3. Activation Functions
Without activation functions, a neural network would simply be a giant linear regression model, incapable of learning complex patterns. Activation functions introduce non-linearity into the system. Common examples include:
- ReLU (Rectified Linear Unit): The most widely used function in hidden layers. It outputs the input directly if it is positive; otherwise, it outputs zero.
- Sigmoid: Often used in the output layer for binary classification, as it squashes values between 0 and 1.
- Softmax: Essential for multi-class classification, as it turns a vector of numbers into probabilities that sum up to one.
The Learning Lifecycle: How Networks Improve
A neural network does not start out intelligent. It begins with randomized weights and learns through a repetitive process of trial and error. This process is governed by two primary mechanisms: Forward Propagation and Backpropagation.
Forward Propagation
During forward propagation, data flows from the input layer through the hidden layers to the output layer. The network makes a prediction based on its current weights. At this stage, the prediction is likely incorrect, especially during the initial training iterations.
The Loss Function
To quantify how 'wrong' the prediction is, we use a Loss Function (also known as a cost function). For regression tasks, Mean Squared Error (MSE) is common, while for classification, Cross-Entropy Loss is the standard. The goal of training is to minimize this loss value.
Backpropagation and Gradient Descent
This is the most critical phase of learning. Once the loss is calculated, the network works backward from the output to the input to determine how much each weight and bias contributed to the error. This is achieved using a mathematical technique called Gradient Descent. By calculating the derivative of the loss function with respect to each weight, the network can adjust its parameters in the direction that reduces the error. Think of it as walking down a hill in a fog; you feel the slope under your feet and take a step in the steepest downward direction to reach the valley.

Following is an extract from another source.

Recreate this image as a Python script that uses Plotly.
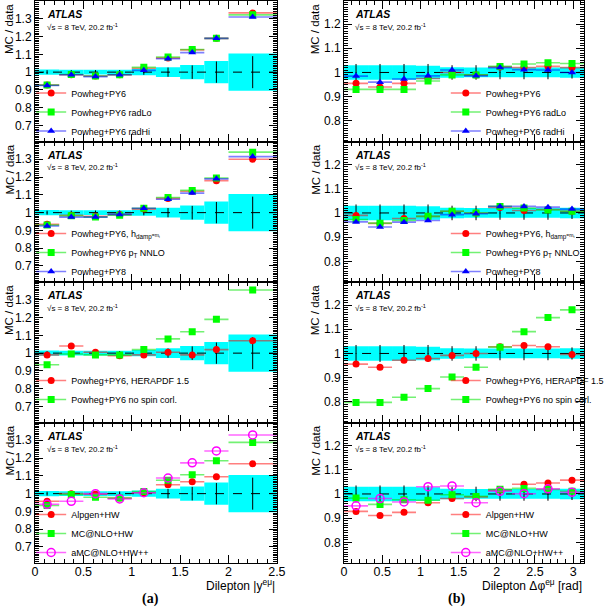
import plotly.graph_objects as go

# ---------------- data ----------------
y_edges = [0.0, 0.25, 0.5, 0.75, 1.0, 1.25, 1.5, 1.75, 2.0, 2.5]
phi_edges = [0.0, 0.314, 0.628, 0.942, 1.257, 1.571, 1.885, 2.199, 2.513, 2.827, 3.142]

# data uncertainty (band = total, stat = black bars)
y_band = [0.015, 0.013, 0.013, 0.014, 0.017, 0.028, 0.040, 0.062, 0.105]
y_stat = [0.011, 0.011, 0.012, 0.012, 0.015, 0.026, 0.038, 0.060, 0.090]
phi_band = [0.030, 0.030, 0.030, 0.028, 0.022, 0.020, 0.020, 0.020, 0.020, 0.022]
phi_stat = [0.035, 0.035, 0.035, 0.035, 0.030, 0.030, 0.028, 0.028, 0.028, 0.025]

# |y(e mu)| panels
y_pwpy6 = [0.928, 0.985, 0.978, 0.985, 1.022, 1.080, 1.125, 1.190, 1.333]
y_radlo = [0.927, 0.987, 0.978, 0.985, 1.027, 1.085, 1.127, 1.190, 1.322]
y_radhi = [0.925, 0.985, 0.975, 0.985, 1.010, 1.075, 1.110, 1.190, 1.310]

y_hdamp = [0.935, 0.985, 0.980, 0.990, 1.020, 1.080, 1.120, 1.180, 1.300]
y_ptnnlo = [0.930, 0.982, 0.975, 0.985, 1.025, 1.085, 1.125, 1.195, 1.340]
y_py8 = [0.925, 0.975, 0.975, 0.990, 1.025, 1.075, 1.110, 1.190, 1.315]

y_hera = [0.990, 1.040, 1.005, 0.985, 0.990, 1.005, 0.990, 1.020, 1.070]
y_nospin = [0.935, 0.995, 0.990, 0.990, 1.020, 1.080, 1.120, 1.190, 1.355]

y_alpgen = [0.957, 1.000, 0.997, 0.975, 1.005, 1.050, 1.067, 1.095, 1.168]
y_mcnlo = [0.933, 0.995, 0.980, 0.975, 1.012, 1.075, 1.106, 1.185, 1.288]
y_amcnlo = [0.940, 0.957, 1.000, 0.970, 1.005, 1.088, 1.173, 1.240, 1.330]

# delta phi(e mu) panels
p_pwpy6 = [0.955, 0.940, 0.955, 0.975, 1.000, 0.990, 1.023, 1.020, 1.025, 1.020]
p_radlo = [0.930, 0.930, 0.930, 0.965, 0.990, 0.990, 1.025, 1.035, 1.040, 1.037]
p_radhi = [0.985, 0.960, 0.973, 0.986, 1.010, 0.986, 1.020, 1.011, 1.010, 1.000]

p_hdamp = [0.990, 0.957, 0.977, 0.986, 1.007, 1.000, 1.023, 1.010, 1.014, 1.007]
p_ptnnlo = [0.973, 0.958, 0.969, 0.986, 1.007, 1.000, 1.027, 1.020, 1.012, 1.007]
p_py8 = [0.963, 0.942, 0.962, 0.969, 0.993, 0.997, 1.027, 1.027, 1.024, 1.016]

p_hera = [0.956, 0.943, 0.972, 0.979, 0.992, 1.000, 1.028, 1.033, 1.028, 0.996]
p_nospin = [0.798, 0.798, 0.819, 0.855, 0.903, 0.943, 1.026, 1.090, 1.148, 1.180]

p_alpgen = [0.928, 0.911, 0.924, 0.964, 0.981, 0.988, 1.016, 1.040, 1.045, 1.057]
p_mcnlo = [0.983, 0.957, 0.976, 0.974, 0.997, 0.990, 1.019, 1.023, 1.019, 1.011]
p_amcnlo = [0.951, 0.981, 0.967, 1.030, 1.033, 0.964, 1.011, 1.001, 1.021, 1.007]

# ---------------- styles ----------------
RED = dict(color="#ff0000", symbol="circle", line="rgba(255,0,0,0.5)")
GRN = dict(color="#00ff00", symbol="square", line="rgba(0,230,0,0.55)")
BLU = dict(color="#0000ff", symbol="triangle-up", line="rgba(0,0,255,0.5)")
MAG = dict(color="#ff00ff", symbol="circle-open", line="rgba(255,0,255,0.6)")

hdamp_lbl = "Powheg+PY6, h<sub>damp</sub><span style='font-size:5px'>=m<sub>t</sub></span>"
panels_left = [
    [("Powheg+PY6", y_pwpy6, RED), ("Powheg+PY6 radLo", y_radlo, GRN), ("Powheg+PY6 radHi", y_radhi, BLU)],
    [(hdamp_lbl, y_hdamp, RED), ("Powheg+PY6 p<sub>T</sub> NNLO", y_ptnnlo, GRN), ("Powheg+PY8", y_py8, BLU)],
    [("Powheg+PY6, HERAPDF 1.5", y_hera, RED), ("Powheg+PY6 no spin corl.", y_nospin, GRN)],
    [("Alpgen+HW", y_alpgen, RED), ("MC@NLO+HW", y_mcnlo, GRN), ("aMC@NLO+HW++", y_amcnlo, MAG)],
]
panels_right = [
    [("Powheg+PY6", p_pwpy6, RED), ("Powheg+PY6 radLo", p_radlo, GRN), ("Powheg+PY6 radHi", p_radhi, BLU)],
    [(hdamp_lbl, p_hdamp, RED), ("Powheg+PY6 p<sub>T</sub> NNLO", p_ptnnlo, GRN), ("Powheg+PY8", p_py8, BLU)],
    [("Powheg+PY6, HERAPDF 1.5", p_hera, RED), ("Powheg+PY6 no spin corl.", p_nospin, GRN)],
    [("Alpgen+HW", p_alpgen, RED), ("MC@NLO+HW", p_mcnlo, GRN), ("aMC@NLO+HW++", p_amcnlo, MAG)],
]

# ---------------- geometry ----------------
W, H = 610, 607
ML, MR, MT, MB = 35, 3, 1, 44
PW = W - ML - MR
PH = H - MT - MB
FONT = "Liberation Sans, Arial, Helvetica, sans-serif"


def px_x(px):
    return (px - ML) / PW


def px_y(py):
    return 1 - (py - MT) / PH


col_dom = [[0.0, px_x(287)], [px_x(357), 1.0]]
col_range = [[0.0, 2.5], [0.0, 3.1416]]
col_yrange = [[0.61, 1.40], [0.715, 1.295]]
col_yticks = [[0.7, 0.8, 0.9, 1.0, 1.1, 1.2, 1.3], [0.8, 0.9, 1.0, 1.1, 1.2]]
col_edges = [y_edges, phi_edges]
col_band = [y_band, phi_band]
col_stat = [y_stat, phi_stat]
col_panels = [panels_left, panels_right]
panel_h = PH / 4.0

fig = go.Figure()
annotations = []
layout = dict(
    width=W, height=H,
    margin=dict(l=ML, r=MR, t=MT, b=MB, pad=0),
    paper_bgcolor="white", plot_bgcolor="white",
    font=dict(family=FONT, size=12, color="black"),
    showlegend=True,
)

for c in range(2):
    edges = col_edges[c]
    centers = [(edges[i] + edges[i + 1]) / 2 for i in range(len(edges) - 1)]
    halfw = [(edges[i + 1] - edges[i]) / 2 for i in range(len(edges) - 1)]
    widths = [2 * h for h in halfw]
    band = col_band[c]
    stat = col_stat[c]
    for r in range(4):
        k = r * 2 + c + 1
        xa = "x" if k == 1 else f"x{k}"
        ya = "y" if k == 1 else f"y{k}"
        lg = "legend" if k == 1 else f"legend{k}"
        # data uncertainty band
        fig.add_trace(go.Bar(
            x=centers, y=[2 * b for b in band], base=[1 - b for b in band], width=widths,
            marker=dict(color="#00ffff", line=dict(width=0)), xaxis=xa, yaxis=ya,
            showlegend=False, hoverinfo="skip"))
        # dashed unity line
        fig.add_trace(go.Scatter(
            x=col_range[c], y=[1, 1], mode="lines",
            line=dict(color="black", width=1, dash="dash"),
            xaxis=xa, yaxis=ya, showlegend=False, hoverinfo="skip"))
        # data stat error bars
        fig.add_trace(go.Scatter(
            x=centers, y=[1.0] * len(centers), mode="markers",
            marker=dict(size=1, color="black"),
            error_y=dict(type="data", array=stat, color="black", thickness=1, width=0),
            xaxis=xa, yaxis=ya, showlegend=False, hoverinfo="skip"))
        # MC predictions
        for name, vals, st in col_panels[c][r]:
            mk = dict(size=7, color=st["color"], symbol=st["symbol"])
            if st["symbol"] == "circle-open":
                mk["line"] = dict(width=1.5, color=st["color"])
                mk["size"] = 8
            fig.add_trace(go.Scatter(
                x=centers, y=vals, mode="markers", marker=mk,
                error_x=dict(type="data", array=halfw, color=st["line"], thickness=1.6, width=0),
                xaxis=xa, yaxis=ya, showlegend=False, name=name))
            fig.add_trace(go.Scatter(
                x=[None], y=[None], mode="lines+markers", marker=mk,
                line=dict(color=st["line"], width=1.6), name=name,
                xaxis=xa, yaxis=ya, legend=lg, showlegend=True))

        top_px = MT + r * panel_h
        ydom = [1 - (r + 1) / 4.0, 1 - r / 4.0]
        xname = "xaxis" if k == 1 else f"xaxis{k}"
        yname = "yaxis" if k == 1 else f"yaxis{k}"
        layout[xname] = dict(
            domain=col_dom[c], range=col_range[c], anchor=ya,
            tickmode="linear", tick0=0, dtick=0.5,
            ticks="inside", ticklen=8, tickwidth=1, tickcolor="black",
            minor=dict(tickmode="linear", tick0=0, dtick=0.1, ticks="inside", ticklen=4, tickcolor="black"),
            showline=True, linecolor="black", linewidth=1, mirror="allticks",
            showgrid=False, zeroline=False, showticklabels=(r == 3),
            ticklabelstandoff=-3,
            tickfont=dict(size=12.5, family=FONT, color="black"),
        )
        layout[yname] = dict(
            domain=ydom, range=col_yrange[c], anchor=xa,
            tickmode="array", tickvals=col_yticks[c],
            ticktext=[("%g" % v) for v in col_yticks[c]],
            ticks="inside", ticklen=8, tickwidth=1, tickcolor="black",
            minor=dict(tickmode="linear", tick0=0, dtick=0.01, ticks="inside", ticklen=4, tickcolor="black"),
            showline=True, linecolor="black", linewidth=1, mirror="allticks",
            showgrid=False, zeroline=False,
            tickfont=dict(size=12, family=FONT, color="black"),
        )
        # legend
        n = len(col_panels[c][r])
        mid_px = top_px + (111 if n == 3 else 108)
        leg_left = 31 if c == 0 else 463
        layout[lg] = dict(
            x=px_x(leg_left), y=px_y(mid_px), xanchor="left", yanchor="middle",
            bgcolor="rgba(0,0,0,0)", borderwidth=0,
            font=dict(size=9, family=FONT, color="black"),
            itemwidth=30, tracegroupgap=0,
        )
        # ATLAS labels
        ax_px = 45 if c == 0 else 366
        annotations.append(dict(
            xref="paper", yref="paper", x=px_x(ax_px), y=px_y(top_px + 13),
            xanchor="left", yanchor="middle", showarrow=False,
            text="<b><i>ATLAS</i></b>", font=dict(size=10.5, family=FONT, color="black")))
        annotations.append(dict(
            xref="paper", yref="paper", x=px_x(ax_px), y=px_y(top_px + 26),
            xanchor="left", yanchor="middle", showarrow=False,
            text="√s = 8 TeV, 20.2 fb<sup>-1</sup>", font=dict(size=8, family=FONT, color="black")))
        # y title
        yt_px = 8 if c == 0 else 327
        annotations.append(dict(
            xref="paper", yref="paper", x=px_x(yt_px), y=px_y(top_px + 1),
            xanchor="center", yanchor="top", showarrow=False, textangle=-90,
            text="MC / data", font=dict(size=11.5, family=FONT, color="black")))

# x titles
annotations.append(dict(
    xref="paper", yref="paper", x=px_x(287), y=px_y(585), xanchor="right", yanchor="middle",
    showarrow=False, text="Dilepton |y<sup>eμ</sup>|", font=dict(size=12, family=FONT, color="black")))
annotations.append(dict(
    xref="paper", yref="paper", x=px_x(607), y=px_y(585), xanchor="right", yanchor="middle",
    showarrow=False, text="Dilepton Δφ<sup>eμ</sup> [rad]", font=dict(size=12, family=FONT, color="black")))
annotations.append(dict(
    xref="paper", yref="paper", x=px_x(155), y=px_y(599), xanchor="center", yanchor="middle",
    showarrow=False, text="<b>(a)</b>", font=dict(size=14, family="Liberation Serif, Times New Roman, serif", color="black")))
annotations.append(dict(
    xref="paper", yref="paper", x=px_x(474), y=px_y(599), xanchor="center", yanchor="middle",
    showarrow=False, text="<b>(b)</b>", font=dict(size=14, family="Liberation Serif, Times New Roman, serif", color="black")))

layout["annotations"] = annotations
layout["barmode"] = "overlay"
fig.update_layout(**layout)
fig.write_html("out.html", config={"displayModeBar": False},
               post_script="document.body.style.margin='0px';")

Practical Implementation Strategy
When building your own neural networks, following a structured workflow is essential for success. Below is a high-level checklist for implementing a standard supervised learning model:
- Data Preprocessing: Normalize or standardize your input data. Neural networks perform significantly better when input values are within a small, consistent range (e.g., 0 to 1 or -1 to 1).
- Model Architecture Design: Start simple. Begin with one or two hidden layers and gradually increase complexity only if the model underfits the data.
- Hyperparameter Tuning: Experiment with different learning rates, batch sizes, and the number of neurons per layer. The learning rate is particularly sensitive; too high, and the model may overshoot the minimum; too low, and training will take forever.
- Monitoring Performance: Use a validation set to ensure the model is generalizing well and not just memorizing the training data.
Best Practices for Optimization
To move from a basic model to a high-performance system, consider these advanced techniques:
- Avoid Overfitting: Overfitting occurs when a model learns the noise in the training data rather than the actual patterns. Use Dropout (randomly disabling neurons during training) or L2 Regularization to mitigate this.
- Batch Normalization: This technique normalizes the inputs to each layer, which accelerates training and provides a stabilizing effect.
- Early Stopping: Monitor the validation loss and stop training as soon as it begins to increase, even if the training loss is still decreasing.
Frequently Asked Questions (FAQ)
What is the difference between Machine Learning and Deep Learning?
Machine Learning is a broad field of AI that includes algorithms like decision trees and linear regression. Deep Learning is a specific subset of Machine Learning that utilizes multi-layered neural networks to solve highly complex problems.
Why do we need hidden layers?
Hidden layers allow the network to learn features at different levels of abstraction. For example, in image recognition, the first layer might detect edges, the second might detect shapes, and the third might detect entire objects.
What is a 'Vanishing Gradient' problem?
This occurs when gradients become extremely small during backpropagation, effectively preventing the weights in the early layers from updating. Using activation functions like ReLU instead of Sigmoid helps prevent this issue.
How much data do I need for a neural network?
Neural networks are data-hungry. While small datasets can work for simple tasks, deep learning models typically require thousands or even millions of examples to achieve high accuracy and avoid overfitting.